Wednesday, August 10, 2011

The politics of free stuff

The United States of America would not exist without riots. Nor would many other modern nations. Riots like the one 1770 in Boston are an integral part of revolutions, and most nations had some on their way from earlier more tyrannical forms of government to modern democracy. Having said that, the London rioters make for rather unlikely revolutionaries. As one lady in the middle of it said so correctly: "we are not all gathering together and fighting for a cause. We are running out of Footlocker and theifin shoes." Stories of rioters using Blackberries to text each other about where to get "free stuff" and mostly targeting brand clothing and electronics stores cast doubts on both the motivation and degree of poverty of the rioters.

Nevertheless British politicians dismissing the rioters as just criminals don't get the whole picture either.
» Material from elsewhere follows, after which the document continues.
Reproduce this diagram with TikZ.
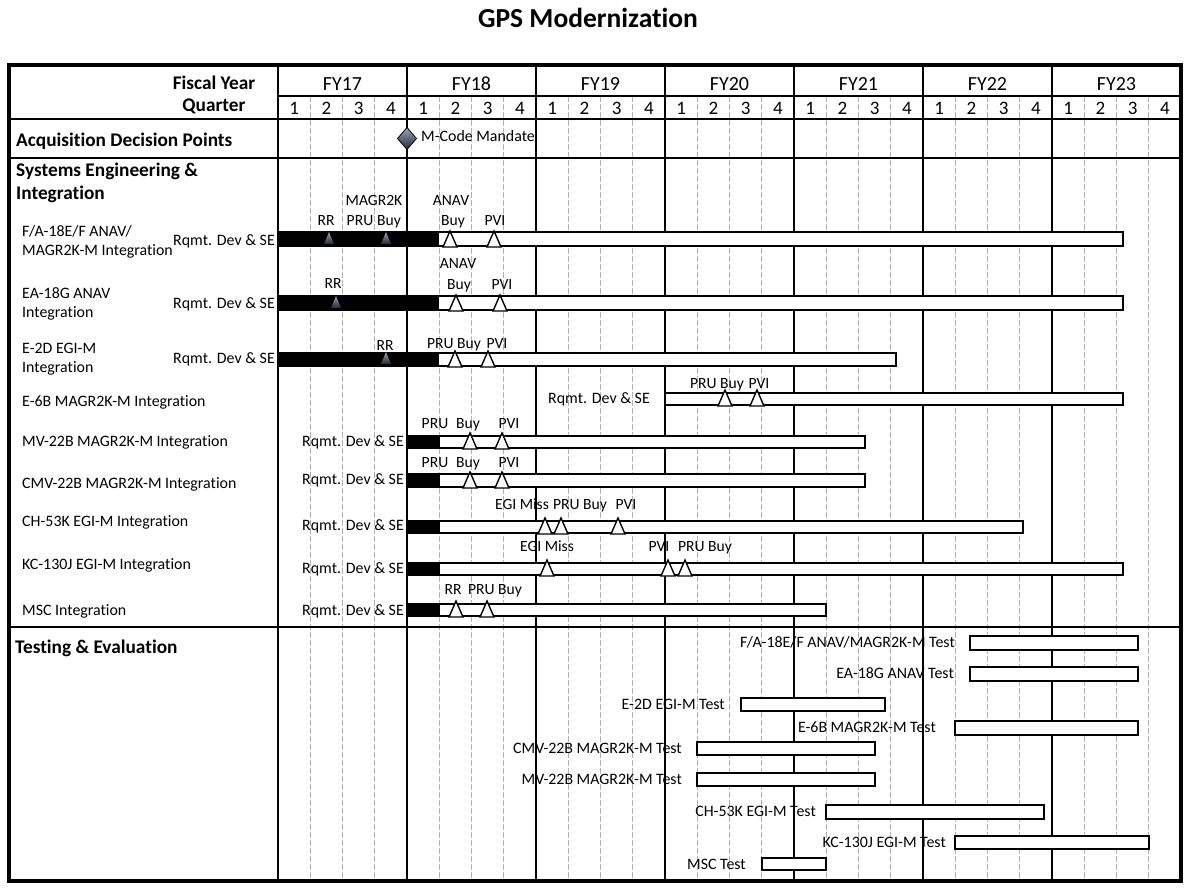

There were far too many of them to be just a criminal gang, it was more like a movement. And then you have to ask yourself why so many young people considered rioting and looting a better use of their time than what they were doing otherwise. Unemployment is not an excuse for criminal behavior, but often enough the root cause.

Of course rioting will not solve anything in the short term, and we are still a long way from a revolution. Nevertheless I wouldn't totally exclude the possibility of a revolution either, not if we continue like this. Politicians not only looked very helpless in face of these riots, they also offered only the full panoply of all the wrong solutions: The left thinks more welfare would calm the youths down, while the right wants to lock them all up and remove their benefits. The former plan of redistribution isn't economically sustainable, and the latter plan is the direct way into a police state. If you have 25% youth unemployment, you can't just lock them all up.
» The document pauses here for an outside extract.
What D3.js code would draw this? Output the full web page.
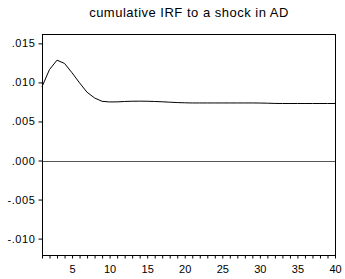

I believe the solution to be very different, not redistribution but a different distribution of the added value produced by companies right when they produce that value. And I believe the culprit who caused things to go wrong wasn't some politician, but an accountant hundreds of years ago, when the rules of company accounting were first invented. Let me explain:

Companies create value. They turn some lower value inputs like raw materials and energy into final products which have a higher value. Or they create value through services, like the distribution of goods. The added value the company creates is then flowing to the various stakeholders of a company, mostly the investors and the workers. A proper measure of how good a company works would calculate the added value created by the company by counting the value of the goods or services produced, and deducting the cost of the raw materials and energy consumed in the process.
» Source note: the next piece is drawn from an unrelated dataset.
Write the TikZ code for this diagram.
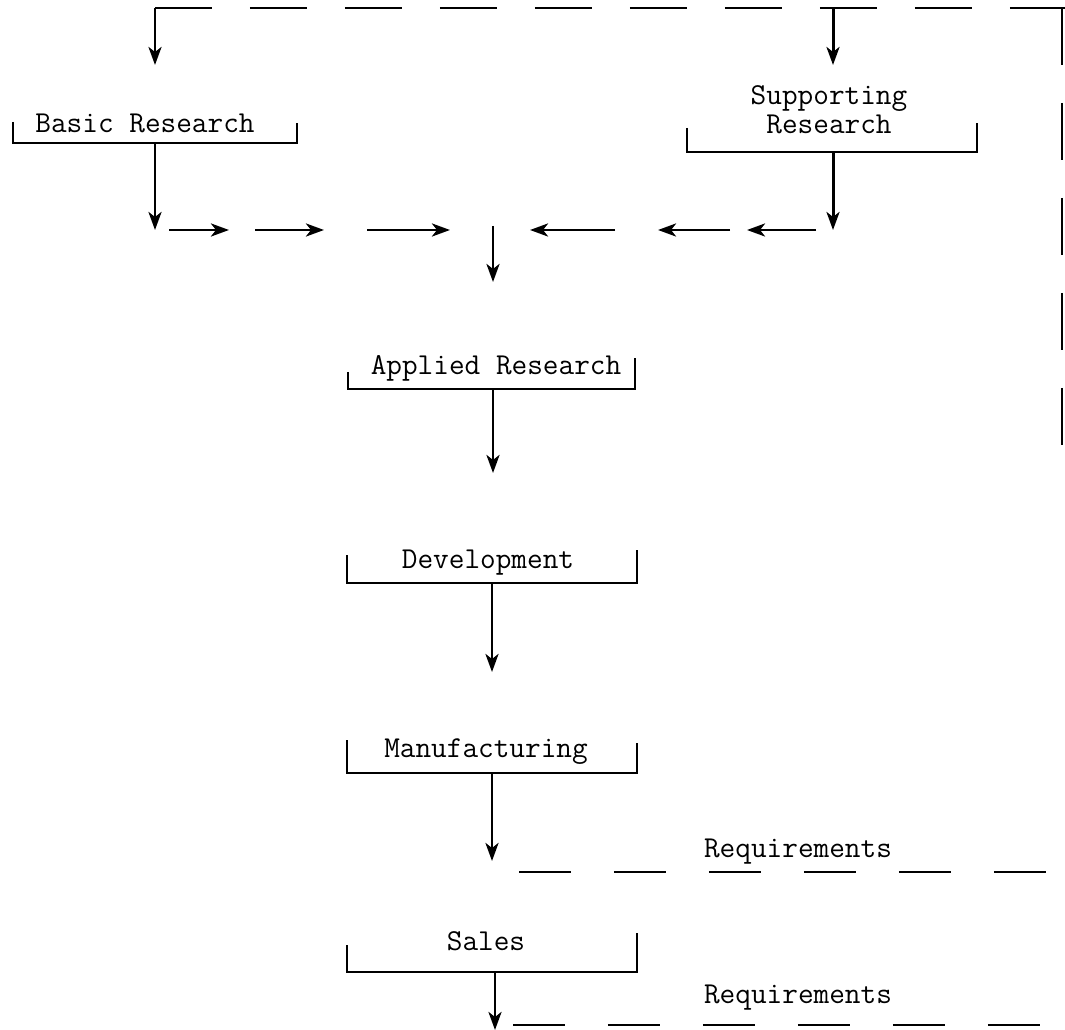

Unfortunately real companies don't calculate like that. They do count the value of the good or services produced and deduce the cost, but at some point in time some accountant decided that salaries were a cost. That is an extremely narrow view, which is only true if you are the investor, and the only added value created that interests you is the one going into your own pocket. From a larger point of view, for society, it only matters how much total value is added, not whether that added value lands in the pocket of the investor, or in the pockets of the workforce.

This wrong way of accounting for investors profit instead of total added value over the centuries has led to companies doing their utmost to become "more efficient" by reducing labor cost. If money given to employees is a "loss", you strive to avoid that loss. What companies should have done instead is searching for the optimum number of workers which would maximize the total added value created by the company. It is pretty certain that this optimimum for total wealth creation would mean more employment, even if the share of the profits for investors would be somewhat smaller. But the benefit for society would be huge: Less unemployment, more value creation, and more money going towards people who actually spend that money, thus growing the economy even further. And ultimately less riots. Because if you can afford to shop for expensive trainers at Footlocker, you're less likely to go looting them.

Salaries are not a cost, they are an important part of the value created by a company.